The Study of Intracellular Transport From the Perspective of an Explicit Cytoskeletal Network Geometry Using Simulation and Numerical Integration Techniques
- Author(s): Maelfeyt, Bryan Jozef
- Advisor(s): Gopinathan, Ajay;
- Hirst, Linda
- et al.
Intracellular transport in eukaryotic cells is a process in which cargo, carrying various materials and attached to molecular motors, moves around the cell. The cargos' transport consists of phases of passive, diffusion-based transport in the bulk cytoplasm and active, motor-driven transport along filaments that make up the cell's cytoskeleton. Because of it's role in the active phase of transport, the cytoskeletal geometry is an important factor. In this dissertation, we consider network parameters such as filament length, number, polarization direction, and location and examine their effect on the transport process. This can be achieved by computationally determining cargo transport through simulation and numerical analysis techniques.
We present this research by first demonstrating an approach that evolves a distribution of cargos in time using numerical integration. To do this, we use two coupled differential equations that enforce the distribution movement on and off filaments. An interesting finding here is that the distribution can become ``trapped" at what we consider intermediate filament lengths.
Although we mostly use a simplified model where normal diffusion governs the passive phase of transport, we also consider the effects of incorporating anomalous subdiffusion in the bulk. This means that the entire transport process can be described as anomalously diffusive, with the active transport phase being superdiffusive and the passive transport phase being subdiffusive. One thing we found by taking this approach is that filament length, rather than filament number, has a greater influence on the domination of overall superdiffusive transport at relatively early times compared to the domination of subdiffusive transport at later times. We were able to extend this observation to model the biphasic release of insulin out of cells in which there is a large spike in insulin release, followed by a slower, more sustained release.
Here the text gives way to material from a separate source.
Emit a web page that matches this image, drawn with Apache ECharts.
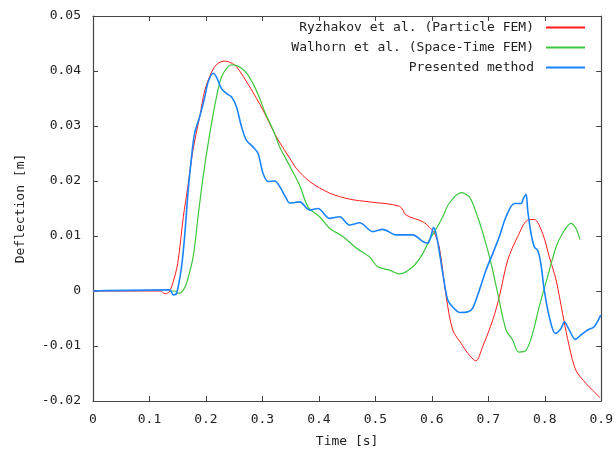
<!DOCTYPE html>
<html><head><meta charset="utf-8">
<script src="https://cdn.jsdelivr.net/npm/echarts@6/dist/echarts.min.js"></script>
<style>html,body{margin:0;padding:0;background:#fff}#c{width:616px;height:459px}</style>
</head><body><div id="c"></div>
<script>
const seriesNames = ['Ryzhakov et al. (Particle FEM)', 'Walhorn et al. (Space-Time FEM)', 'Presented method'];
const xTickLabels = ['0','0.1','0.2','0.3','0.4','0.5','0.6','0.7','0.8','0.9'];
const yTickLabels = ['-0.02','-0.01','0','0.01','0.02','0.03','0.04','0.05'];

const ryzhakovT = [0,0.12,0.124,0.128,0.132,0.136,0.1415,0.150,0.160,0.168,0.177,0.189,0.198,0.210,0.220,0.2334,0.244,0.254,0.2776,0.301,0.3248,0.348,0.360,0.3837,0.419,0.4544,0.4897,0.5428,0.5546,0.584,0.5958,0.6047,0.6135,0.6254,0.637,0.6518,0.6636,0.678,0.690,0.7078,0.7196,0.7343,0.752,0.7697,0.7815,0.796,0.808,0.820,0.8315,0.8434,0.855,0.873,0.898];
const ryzhakovD = [0,0,-0.0003,-0.0005,-0.0004,0,0.0015,0.005,0.0135,0.019,0.0256,0.0317,0.0365,0.0398,0.0413,0.0418,0.0415,0.0408,0.0371,0.0329,0.0280,0.0242,0.0223,0.0199,0.0178,0.0167,0.0162,0.0154,0.0138,0.0126,0.0116,0.0105,0.0078,-0.0010,-0.0071,-0.0095,-0.0113,-0.0127,-0.0101,-0.0053,-0.0010,0.0056,0.0099,0.0129,0.0130,0.0105,0.0062,0.0020,-0.0041,-0.0101,-0.0144,-0.0168,-0.0194];

const walhornT = [0.136,0.145,0.150,0.1538,0.160,0.1657,0.1773,0.186,0.195,0.2069,0.2187,0.2275,0.2393,0.248,0.2687,0.2834,0.2953,0.304,0.3188,0.3306,0.348,0.366,0.3807,0.4013,0.419,0.4425,0.4662,0.4897,0.5044,0.525,0.5428,0.5663,0.584,0.5958,0.6077,0.6194,0.631,0.6518,0.6666,0.681,0.693,0.705,0.7166,0.7314,0.743,0.7537,0.7668,0.7785,0.790,0.805,0.820,0.8315,0.8463,0.855,0.8622];
const walhornD = [0,0,-0.0004,-0.0004,0.0002,0.0014,0.0062,0.0135,0.0208,0.0287,0.0353,0.0389,0.0408,0.0411,0.0400,0.0377,0.0350,0.0326,0.0293,0.0262,0.0228,0.0192,0.0153,0.0135,0.0114,0.0099,0.0078,0.0062,0.0044,0.0038,0.0031,0.0044,0.0068,0.0093,0.0113,0.0135,0.0160,0.0179,0.0171,0.0135,0.0096,0.0050,-0.0004,-0.0071,-0.0089,-0.0111,-0.0108,-0.0077,-0.0029,0.0026,0.0080,0.0105,0.0123,0.0114,0.0094];

const presentedT = [0,0.136,0.142,0.148,0.1568,0.1627,0.1685,0.1745,0.180,0.189,0.198,0.2039,0.2127,0.2187,0.2275,0.2364,0.2452,0.254,0.2629,0.2717,0.2834,0.2923,0.301,0.310,0.3218,0.3306,0.3425,0.348,0.366,0.3837,0.3984,0.419,0.4367,0.4544,0.472,0.4956,0.513,0.537,0.5663,0.584,0.5928,0.599,0.603,0.6077,0.6135,0.6194,0.628,0.637,0.649,0.6636,0.6724,0.6843,0.696,0.7078,0.7196,0.7314,0.746,0.758,0.762,0.7668,0.7697,0.7756,0.7815,0.7874,0.793,0.799,0.808,0.8185,0.8287,0.8345,0.8434,0.854,0.864,0.8757,0.8875,0.899];
const presentedD = [0,0.0002,-0.0007,-0.0004,0.0044,0.0105,0.0183,0.0244,0.0287,0.0317,0.0353,0.0380,0.0396,0.0389,0.0368,0.0359,0.0353,0.0335,0.0299,0.0274,0.0262,0.0250,0.0214,0.0199,0.0200,0.0190,0.0168,0.0160,0.0162,0.0147,0.0150,0.0132,0.0135,0.0120,0.0124,0.0108,0.0112,0.0102,0.0102,0.0090,0.0087,0.0102,0.0116,0.0103,0.0070,0.0032,-0.0016,-0.0029,-0.0039,-0.0038,-0.0031,0.0002,0.0038,0.0068,0.0099,0.0135,0.0159,0.0159,0.0168,0.0176,0.0147,0.0105,0.0080,0.0074,0.0050,0.0002,-0.0047,-0.0077,-0.0068,-0.0056,-0.0071,-0.0088,-0.0080,-0.0071,-0.0065,-0.0044];

const zip = (a, b) => a.map((v, i) => [v, b[i]]);
const colors = ['#ff1a1a', '#3cc83c', '#1a84ff'];
const widths = [1, 1.2, 1.6];
const FONT = 'DejaVu Sans Mono';
const txt = '#222';
const border = '#444';

const xLab = v => xTickLabels[Math.round(v * 10)] ?? '';
const yLab = v => yTickLabels[Math.round((v + 0.02) * 100)] ?? '';

const chart = echarts.init(document.getElementById('c'), null, {renderer: 'canvas'});
const grid = {left: 93, right: 14, top: 16, bottom: 58, containLabel: false};
const axisCommon = {
  axisLine: {show: true, onZero: false, lineStyle: {color: border, width: 1.2}},
  axisTick: {show: true, inside: true, length: 5, lineStyle: {color: border}},
  splitLine: {show: false}
};
chart.setOption({
  animation: false,
  backgroundColor: '#fff',
  grid: grid,
  xAxis: [
    Object.assign({type: 'value', min: 0, max: 0.9, interval: 0.1, position: 'bottom',
      name: 'Time [s]', nameLocation: 'middle', nameGap: 34,
      nameTextStyle: {fontFamily: FONT, fontSize: 13, color: txt},
      axisLabel: {formatter: xLab, fontFamily: FONT, fontSize: 13, color: txt, margin: 12}}, axisCommon),
    Object.assign({type: 'value', min: 0, max: 0.9, interval: 0.1, position: 'top',
      axisLabel: {show: false}}, axisCommon)
  ],
  yAxis: [
    Object.assign({type: 'value', min: -0.02, max: 0.05, interval: 0.01, position: 'left',
      name: 'Deflection [m]', nameLocation: 'middle', nameGap: 66, nameRotate: 90,
      nameTextStyle: {fontFamily: FONT, fontSize: 13, color: txt},
      axisLabel: {formatter: yLab, fontFamily: FONT, fontSize: 13, color: txt, margin: 12}}, axisCommon),
    Object.assign({type: 'value', min: -0.02, max: 0.05, interval: 0.01, position: 'right',
      axisLabel: {show: false}}, axisCommon)
  ],
  legend: seriesNames.map((n, i) => ({
    data: [n], orient: 'vertical', right: 31, top: 21 + i * 20, align: 'right',
    itemWidth: 39, itemHeight: 2, padding: 0,
    icon: 'rect',
    textStyle: {fontFamily: FONT, fontSize: 13, color: txt, padding: [0, 7, 0, 0]}
  })),
  series: [
    {name: seriesNames[0], type: 'line', data: zip(ryzhakovT, ryzhakovD)},
    {name: seriesNames[1], type: 'line', data: zip(walhornT, walhornD)},
    {name: seriesNames[2], type: 'line', data: zip(presentedT, presentedD)}
  ].map((s, i) => Object.assign(s, {
    showSymbol: false, symbol: 'none', smooth: 0.3, color: colors[i],
    lineStyle: {color: colors[i], width: widths[i]}, z: 2 + i
  }))
});
</script></body></html>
In the final chapter, we consider the possibility of cargos capable of switching to different filaments. If multiple motors are attached to a cargo, it can switch from one filament to another, provided one is nearby. In this phase of our research, we took real images of networks of microtubule bundles and extracted network parameters from them in order to run our simulations. We compared our simulation data, where cargos had different switching probabilities, with experimental data, where cargos had different numbers of motors, and were able to draw a correlation between cargo switching probability and motor number. The network images and the experimental data were provided by our collaborator, Professor Jennifer Ross at UMass, Amherst.